• **Task details**: Give an exact transcription of every line, dropping the images.

• **Data segment**:
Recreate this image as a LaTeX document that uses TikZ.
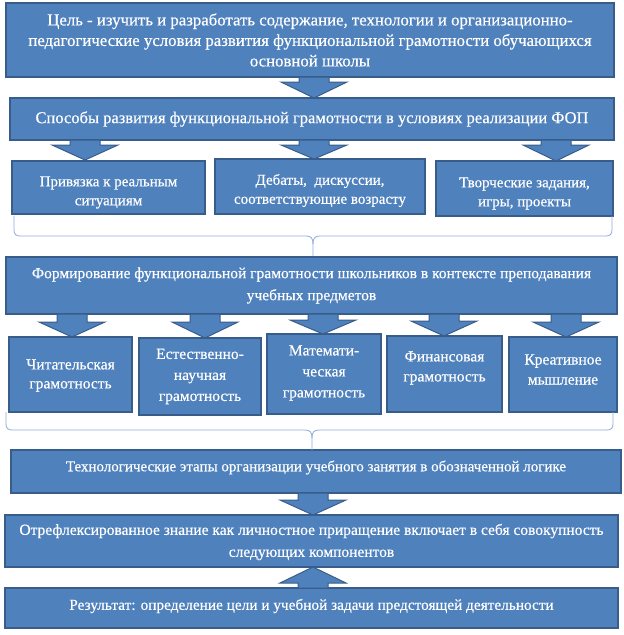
\documentclass[tikz,border=0pt]{standalone}
\usepackage{fontspec}
\setmainfont{Liberation Serif}
\newfontfamily\tnr{Liberation Serif}[FakeBold=0.4]
\definecolor{bfill}{HTML}{4F81BD}
\definecolor{bline}{HTML}{385D8A}
\definecolor{brace}{HTML}{8EAADB}
\tikzset{
  box/.style={draw=bline, line width=1.6pt, fill=bfill, inner sep=0pt, text=white, align=center},
  blockarr/.style={draw=bline, line width=1pt, fill=bfill},
  bracel/.style={draw=brace, line width=0.8pt}
}
% box: name, x1, y1, x2, y2, font size, baselineskip, text (text shift in #9)
\newcommand{\bx}[9]{%
  \pgfmathsetmacro{\bw}{#4-#2}\pgfmathsetmacro{\bh}{#5-#3}%
  \node[box, minimum width=\bw pt, minimum height=\bh pt] (#1) at ({(#2+#4)/2},{(#3+#5)/2}) {};
  \node[text=white, align=center, inner sep=0pt, font=\tnr\fontsize{#6}{#7}\selectfont] at ($(#1.center)+(0,#9)$) {#8};}
% down block arrow: center x, top y, head start y, tip y
\newcommand{\darr}[4]{\draw[blockarr] (#1-15,#2) -- (#1+15,#2) -- (#1+15,#3) -- (#1+33,#3) -- (#1,#4) -- (#1-33,#3) -- (#1-15,#3) -- cycle;}
\usetikzlibrary{calc}
\begin{document}
\begin{tikzpicture}[x=1pt,y=-1pt]
\useasboundingbox (0,0) rectangle (624,635);
% boxes
\bx{b1}{6}{3}{614}{77}{16.8}{20.5}{Цель - изучить и разработать содержание, технологии и организационно-\\педагогические условия развития функциональной грамотности обучающихся\\основной школы}{0}
\bx{b2}{10}{98}{614}{140}{16.5}{20}{Способы развития функциональной грамотности в условиях реализации ФОП}{0}
\bx{r1}{12}{161}{205}{214}{15}{19}{Привязка к реальным\\ситуациям}{5}
\bx{r2}{215}{159}{425}{214}{15}{19}{Дебаты,\ \ дискуссии,\\соответствующие возрасту}{4}
\bx{r3}{436}{161}{613}{216}{15}{19}{Творческие задания,\\игры, проекты}{5}
\bx{b4}{6}{257}{617}{314}{15.5}{22}{Формирование функциональной грамотности школьников в контексте преподавания\\учебных предметов}{0}
\bx{c1}{9}{337}{132}{412}{15.5}{19}{Читательская\\грамотность}{1}
\bx{c2}{139}{338}{261}{415}{15.5}{21}{Естественно-\\научная\\грамотность}{0}
\bx{c3}{267}{334}{381}{414}{15.5}{21}{Математи-\\ческая\\грамотность}{-1}
\bx{c4}{387}{336}{502}{412}{15.5}{20}{Финансовая\\грамотность}{-6}
\bx{c5}{509}{337}{617}{412}{15.5}{20}{Креативное\\мышление}{-5}
\bx{b6}{11}{450}{621}{493}{15}{18}{Технологические этапы организации учебного занятия в обозначенной логике}{-4}
\bx{b7}{5}{515}{618}{567}{15.5}{22}{Отрефлексированное знание как личностное приращение включает в себя совокупность\\следующих компонентов}{1}
\bx{b8}{5}{588}{618}{628}{15.3}{18}{Результат: определение цели и учебной задачи предстоящей деятельности}{-2}
% block arrows
\darr{314}{77}{82}{98}
\darr{85}{140}{145}{160}
\darr{314}{140}{145}{159}
\darr{556}{140}{145}{161}
\darr{72}{314}{322}{337}
\darr{205}{314}{322}{338}
\darr{323}{314}{320}{334}
\darr{444}{314}{321}{336}
\darr{566}{314}{322}{337}
\darr{313}{493}{500}{515}
\draw[blockarr] (298,588) -- (328,588) -- (328,583) -- (346,583) -- (313,567) -- (280,583) -- (298,583) -- cycle;
% braces
\draw[bracel] (14,216) -- (14,230) .. controls (14,234) and (16,236) .. (20,236) -- (306,236) .. controls (311,236) and (313,238) .. (313,244) -- (313,256);
\draw[bracel] (612,216) -- (612,230) .. controls (612,234) and (610,236) .. (606,236) -- (320,236) .. controls (315,236) and (313,238) .. (313,244);
\draw[bracel] (6,412) -- (6,424) .. controls (6,428) and (8,430) .. (12,430) -- (305,430) .. controls (310,430) and (312,432) .. (312,438) -- (312,450);
\draw[bracel] (613,412) -- (613,424) .. controls (613,428) and (611,430) .. (607,430) -- (319,430) .. controls (314,430) and (312,432) .. (312,438);
\end{tikzpicture}
\end{document}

• **Exercise answer**:
Recreate this image as a LaTeX document that uses TikZ.
\documentclass[tikz,border=0pt]{standalone}
\usepackage{fontspec}
\setmainfont{Liberation Serif}
\newfontfamily\tnr{Liberation Serif}[FakeBold=0.4]
\definecolor{bfill}{HTML}{4F81BD}
\definecolor{bline}{HTML}{385D8A}
\definecolor{brace}{HTML}{8EAADB}
\tikzset{
  box/.style={draw=bline, line width=1.6pt, fill=bfill, inner sep=0pt, text=white, align=center},
  blockarr/.style={draw=bline, line width=1pt, fill=bfill},
  bracel/.style={draw=brace, line width=0.8pt}
}
% box: name, x1, y1, x2, y2, font size, baselineskip, text (text shift in #9)
\newcommand{\bx}[9]{%
  \pgfmathsetmacro{\bw}{#4-#2}\pgfmathsetmacro{\bh}{#5-#3}%
  \node[box, minimum width=\bw pt, minimum height=\bh pt] (#1) at ({(#2+#4)/2},{(#3+#5)/2}) {};
  \node[text=white, align=center, inner sep=0pt, font=\tnr\fontsize{#6}{#7}\selectfont] at ($(#1.center)+(0,#9)$) {#8};}
% down block arrow: center x, top y, head start y, tip y
\newcommand{\darr}[4]{\draw[blockarr] (#1-15,#2) -- (#1+15,#2) -- (#1+15,#3) -- (#1+33,#3) -- (#1,#4) -- (#1-33,#3) -- (#1-15,#3) -- cycle;}
\usetikzlibrary{calc}
\begin{document}
\begin{tikzpicture}[x=1pt,y=-1pt]
\useasboundingbox (0,0) rectangle (624,635);
% boxes
\bx{b1}{6}{3}{614}{77}{16.8}{20.5}{Цель - изучить и разработать содержание, технологии и организационно-\\педагогические условия развития функциональной грамотности обучающихся\\основной школы}{0}
\bx{b2}{10}{98}{614}{140}{16.5}{20}{Способы развития функциональной грамотности в условиях реализации ФОП}{0}
\bx{r1}{12}{161}{205}{214}{15}{19}{Привязка к реальным\\ситуациям}{5}
\bx{r2}{215}{159}{425}{214}{15}{19}{Дебаты,\ \ дискуссии,\\соответствующие возрасту}{4}
\bx{r3}{436}{161}{613}{216}{15}{19}{Творческие задания,\\игры, проекты}{5}
\bx{b4}{6}{257}{617}{314}{15.5}{22}{Формирование функциональной грамотности школьников в контексте преподавания\\учебных предметов}{0}
\bx{c1}{9}{337}{132}{412}{15.5}{19}{Читательская\\грамотность}{1}
\bx{c2}{139}{338}{261}{415}{15.5}{21}{Естественно-\\научная\\грамотность}{0}
\bx{c3}{267}{334}{381}{414}{15.5}{21}{Математи-\\ческая\\грамотность}{-1}
\bx{c4}{387}{336}{502}{412}{15.5}{20}{Финансовая\\грамотность}{-6}
\bx{c5}{509}{337}{617}{412}{15.5}{20}{Креативное\\мышление}{-5}
\bx{b6}{11}{450}{621}{493}{15}{18}{Технологические этапы организации учебного занятия в обозначенной логике}{-4}
\bx{b7}{5}{515}{618}{567}{15.5}{22}{Отрефлексированное знание как личностное приращение включает в себя совокупность\\следующих компонентов}{1}
\bx{b8}{5}{588}{618}{628}{15.3}{18}{Результат: определение цели и учебной задачи предстоящей деятельности}{-2}
% block arrows
\darr{314}{77}{82}{98}
\darr{85}{140}{145}{160}
\darr{314}{140}{145}{159}
\darr{556}{140}{145}{161}
\darr{72}{314}{322}{337}
\darr{205}{314}{322}{338}
\darr{323}{314}{320}{334}
\darr{444}{314}{321}{336}
\darr{566}{314}{322}{337}
\darr{313}{493}{500}{515}
\draw[blockarr] (298,588) -- (328,588) -- (328,583) -- (346,583) -- (313,567) -- (280,583) -- (298,583) -- cycle;
% braces
\draw[bracel] (14,216) -- (14,230) .. controls (14,234) and (16,236) .. (20,236) -- (306,236) .. controls (311,236) and (313,238) .. (313,244) -- (313,256);
\draw[bracel] (612,216) -- (612,230) .. controls (612,234) and (610,236) .. (606,236) -- (320,236) .. controls (315,236) and (313,238) .. (313,244);
\draw[bracel] (6,412) -- (6,424) .. controls (6,428) and (8,430) .. (12,430) -- (305,430) .. controls (310,430) and (312,432) .. (312,438) -- (312,450);
\draw[bracel] (613,412) -- (613,424) .. controls (613,428) and (611,430) .. (607,430) -- (319,430) .. controls (314,430) and (312,432) .. (312,438);
\end{tikzpicture}
\end{document}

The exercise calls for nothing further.